4. The corrugated-fin type radiator according to claim 1, wherein:

a radius of the corner is greater than or equal to one sixteenth and smaller than or equal to one third of a width of the fixing groove.

5. The corrugated-fin type radiator according to claim 3, wherein:

a radius of the corner is greater than or equal to one sixteenth and smaller than or equal to one third of a width of the fixing groove.
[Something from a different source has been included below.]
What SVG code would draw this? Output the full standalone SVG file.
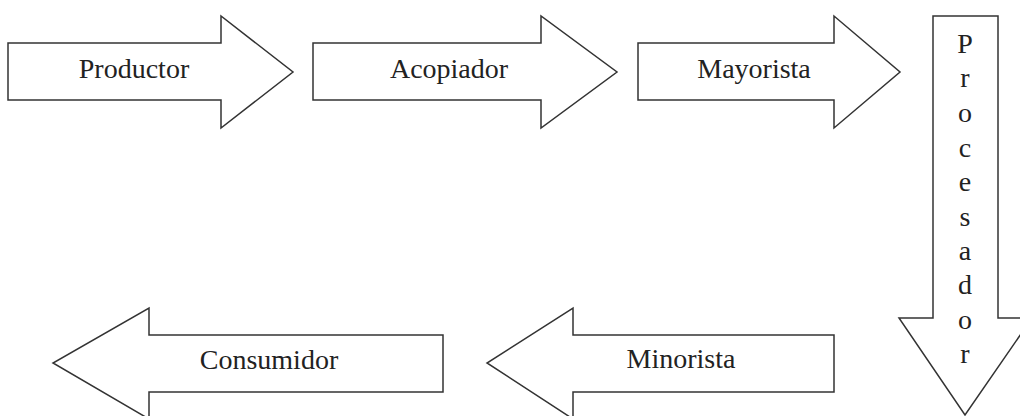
<svg xmlns="http://www.w3.org/2000/svg" width="1020" height="416" viewBox="0 0 1020 416">
<style>
.ar{fill:#fff;stroke:#333;stroke-width:1.5;stroke-linejoin:miter}
.t{font-family:"Liberation Serif","Times New Roman",serif;font-size:28px;fill:#222;text-anchor:middle}
</style>
<rect width="1020" height="416" fill="#fff"/>
<g id="connectors"></g>
<g id="productor">
<polygon class="ar" points="8,43 221,43 221,16 293,72 221,128 221,100 8,100"/>
<text class="t" x="134" y="78">Productor</text>
</g>
<g id="acopiador">
<polygon class="ar" points="313,43 541,43 541,16 617,72 541,128 541,100 313,100"/>
<text class="t" x="449" y="78">Acopiador</text>
</g>
<g id="mayorista">
<polygon class="ar" points="638,43 834,43 834,16 900,72 834,128 834,100 638,100"/>
<text class="t" x="754" y="78">Mayorista</text>
</g>
<g id="procesador">
<polygon class="ar" points="933,16 998,16 998,318 1032,318 965,415 899,318 933,318"/>
<g class="t">
<text x="965" y="53">P</text>
<text x="965" y="87">r</text>
<text x="965" y="122">o</text>
<text x="965" y="157">c</text>
<text x="965" y="191">e</text>
<text x="965" y="226">s</text>
<text x="965" y="260">a</text>
<text x="965" y="294">d</text>
<text x="965" y="329">o</text>
<text x="965" y="363">r</text>
</g>
</g>
<g id="minorista">
<polygon class="ar" points="834,335 573,335 573,308 487,363 573,419 573,392 834,392"/>
<text class="t" x="681" y="368">Minorista</text>
</g>
<g id="consumidor">
<polygon class="ar" points="443,335 149,335 149,308 53,363 149,419 149,392 443,392"/>
<text class="t" x="269" y="369">Consumidor</text>
</g>
</svg>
6. A method of producing the corrugated-fin type radiator of claim 1, comprising:

a substrate manufacturing step of extruding or cutting the support substrate, forming the plurality of fixing grooves which is formed of, the side wall having the tapered wall and the corner, and of the bottom, and forming the ridge on the bottom;

a fin shaping step of producing a corrugated fin by folding a metal plate to form a plurality of fin bottoms which form a lower end of the corrugated fin and are substantially parallel to the support substrate, a plurality of fin top portions which form an upper end of the corrugated fin and are substantially parallel to the support substrate, and a plurality of jointing portions which joint the fin bottom and the fin top portion and which are substantially perpendicular to the support substrate, so that the fin bottoms and the fin top portions are arranged one after the other, and so that the distance between external walls of the neighboring jointing portions is approximately equal or somewhat smaller than the opening width of the fixing groove; and

a fixing step of fixing the corrugated fin on the support substrate by, inserting the fin fixing portion, which is formed of the fin bottom and a lower end of the jointing portion, into the fixing groove from the opening, fitting the fin fixing portion onto the ridge, and pressing the fin bottom toward the ridge from the gap of the jointing portion using the top of a press tool having a concave portion on top thereof, and deforming the fin fixing portion along the shape of the fixing groove, thereby the corrugated fin being fixed on the support substrate.